--- Start of Record set ---

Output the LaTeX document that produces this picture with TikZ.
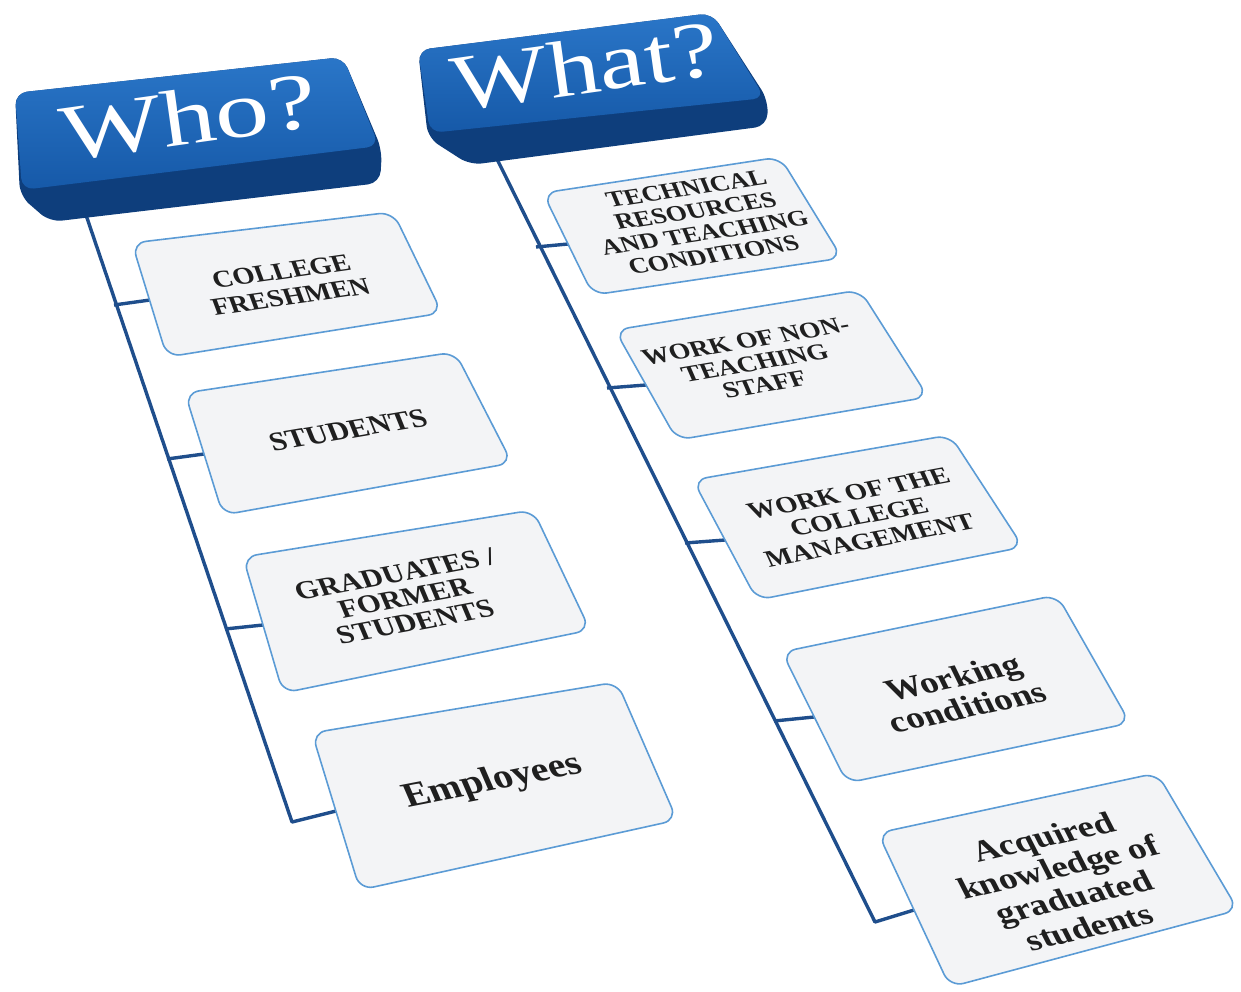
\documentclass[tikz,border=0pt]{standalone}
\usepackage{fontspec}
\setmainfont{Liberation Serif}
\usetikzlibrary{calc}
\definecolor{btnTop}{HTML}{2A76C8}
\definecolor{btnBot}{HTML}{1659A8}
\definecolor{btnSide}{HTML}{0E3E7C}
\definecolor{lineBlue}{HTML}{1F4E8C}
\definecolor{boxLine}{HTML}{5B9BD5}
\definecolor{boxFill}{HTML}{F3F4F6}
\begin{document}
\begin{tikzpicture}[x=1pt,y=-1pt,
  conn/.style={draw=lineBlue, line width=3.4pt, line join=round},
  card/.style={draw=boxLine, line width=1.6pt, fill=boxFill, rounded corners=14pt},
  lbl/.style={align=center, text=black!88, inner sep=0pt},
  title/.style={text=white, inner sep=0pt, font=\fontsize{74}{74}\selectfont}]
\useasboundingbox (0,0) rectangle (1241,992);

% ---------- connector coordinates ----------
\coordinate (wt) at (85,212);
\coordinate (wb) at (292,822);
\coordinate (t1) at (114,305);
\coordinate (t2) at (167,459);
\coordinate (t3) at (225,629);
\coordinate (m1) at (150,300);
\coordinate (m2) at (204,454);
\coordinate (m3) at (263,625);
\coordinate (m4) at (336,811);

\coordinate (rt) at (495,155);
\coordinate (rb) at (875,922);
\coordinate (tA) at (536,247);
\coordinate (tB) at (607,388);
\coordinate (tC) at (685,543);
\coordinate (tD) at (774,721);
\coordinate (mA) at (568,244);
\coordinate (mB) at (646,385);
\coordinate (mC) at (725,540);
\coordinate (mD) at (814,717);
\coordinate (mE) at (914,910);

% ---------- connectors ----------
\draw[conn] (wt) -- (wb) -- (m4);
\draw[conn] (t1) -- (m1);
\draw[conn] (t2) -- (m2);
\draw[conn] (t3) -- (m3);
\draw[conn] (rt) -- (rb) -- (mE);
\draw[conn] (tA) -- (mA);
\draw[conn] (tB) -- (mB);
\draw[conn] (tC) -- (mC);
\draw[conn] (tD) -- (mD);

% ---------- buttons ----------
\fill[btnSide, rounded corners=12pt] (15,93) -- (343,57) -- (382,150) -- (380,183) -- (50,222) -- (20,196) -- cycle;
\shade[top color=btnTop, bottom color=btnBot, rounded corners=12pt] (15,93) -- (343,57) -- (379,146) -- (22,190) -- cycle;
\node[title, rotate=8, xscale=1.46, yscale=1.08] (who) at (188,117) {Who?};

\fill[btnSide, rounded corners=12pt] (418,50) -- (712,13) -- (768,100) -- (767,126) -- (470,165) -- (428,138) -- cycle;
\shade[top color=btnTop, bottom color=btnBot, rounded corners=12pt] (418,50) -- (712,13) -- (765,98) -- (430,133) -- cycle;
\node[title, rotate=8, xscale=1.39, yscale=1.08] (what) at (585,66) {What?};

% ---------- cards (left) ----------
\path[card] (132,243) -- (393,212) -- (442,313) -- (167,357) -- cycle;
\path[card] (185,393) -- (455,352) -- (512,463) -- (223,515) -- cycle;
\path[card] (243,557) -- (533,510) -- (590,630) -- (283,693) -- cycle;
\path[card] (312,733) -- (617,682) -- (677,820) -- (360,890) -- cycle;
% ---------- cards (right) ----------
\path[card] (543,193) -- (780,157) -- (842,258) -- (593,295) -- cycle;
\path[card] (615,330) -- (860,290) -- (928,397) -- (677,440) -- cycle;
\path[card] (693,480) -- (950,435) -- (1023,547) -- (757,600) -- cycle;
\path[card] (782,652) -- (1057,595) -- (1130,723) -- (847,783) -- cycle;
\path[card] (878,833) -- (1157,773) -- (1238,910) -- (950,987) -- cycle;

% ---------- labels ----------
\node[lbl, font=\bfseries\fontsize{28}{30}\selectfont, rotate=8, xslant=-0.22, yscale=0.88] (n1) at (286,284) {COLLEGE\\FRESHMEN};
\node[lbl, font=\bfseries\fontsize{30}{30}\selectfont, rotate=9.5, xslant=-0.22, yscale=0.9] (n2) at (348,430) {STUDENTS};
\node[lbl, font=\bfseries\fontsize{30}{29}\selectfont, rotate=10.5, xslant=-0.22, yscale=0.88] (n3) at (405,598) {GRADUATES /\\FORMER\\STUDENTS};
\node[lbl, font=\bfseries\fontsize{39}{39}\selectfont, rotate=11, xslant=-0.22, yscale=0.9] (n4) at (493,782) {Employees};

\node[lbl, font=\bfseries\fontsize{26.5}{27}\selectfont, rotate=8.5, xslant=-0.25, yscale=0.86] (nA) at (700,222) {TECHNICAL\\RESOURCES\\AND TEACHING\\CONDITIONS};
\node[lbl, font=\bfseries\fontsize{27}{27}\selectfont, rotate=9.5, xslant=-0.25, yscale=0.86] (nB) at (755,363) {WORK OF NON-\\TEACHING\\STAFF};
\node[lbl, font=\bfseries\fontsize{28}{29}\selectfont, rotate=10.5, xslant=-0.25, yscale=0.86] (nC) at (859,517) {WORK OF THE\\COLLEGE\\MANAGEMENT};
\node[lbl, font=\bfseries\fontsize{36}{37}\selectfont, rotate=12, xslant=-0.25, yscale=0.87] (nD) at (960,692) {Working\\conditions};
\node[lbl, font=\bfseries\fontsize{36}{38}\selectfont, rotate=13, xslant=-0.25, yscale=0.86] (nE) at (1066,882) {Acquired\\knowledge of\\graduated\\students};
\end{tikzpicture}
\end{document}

--- End of Record set ---
--- Start of Record set ---

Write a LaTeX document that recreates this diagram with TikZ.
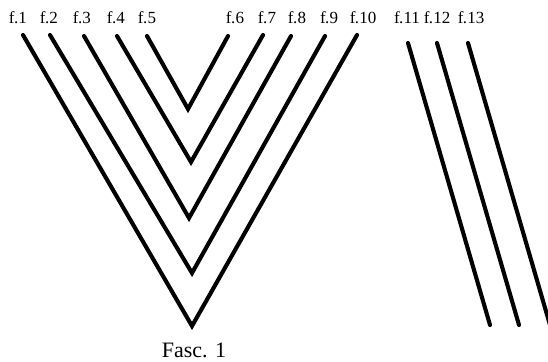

--- End of Record set ---

- **Problem description**:
Retype exactly the lines from the one with "Output the LaTeX" through the one with "(0,0) rectangle (1241,992);", both included, and nothing else; leave out the pictures.

- **Task result**:
Output the LaTeX document that produces this picture with TikZ.
\documentclass[tikz,border=0pt]{standalone}
\usepackage{fontspec}
\setmainfont{Liberation Serif}
\usetikzlibrary{calc}
\definecolor{btnTop}{HTML}{2A76C8}
\definecolor{btnBot}{HTML}{1659A8}
\definecolor{btnSide}{HTML}{0E3E7C}
\definecolor{lineBlue}{HTML}{1F4E8C}
\definecolor{boxLine}{HTML}{5B9BD5}
\definecolor{boxFill}{HTML}{F3F4F6}
\begin{document}
\begin{tikzpicture}[x=1pt,y=-1pt,
  conn/.style={draw=lineBlue, line width=3.4pt, line join=round},
  card/.style={draw=boxLine, line width=1.6pt, fill=boxFill, rounded corners=14pt},
  lbl/.style={align=center, text=black!88, inner sep=0pt},
  title/.style={text=white, inner sep=0pt, font=\fontsize{74}{74}\selectfont}]
\useasboundingbox (0,0) rectangle (1241,992);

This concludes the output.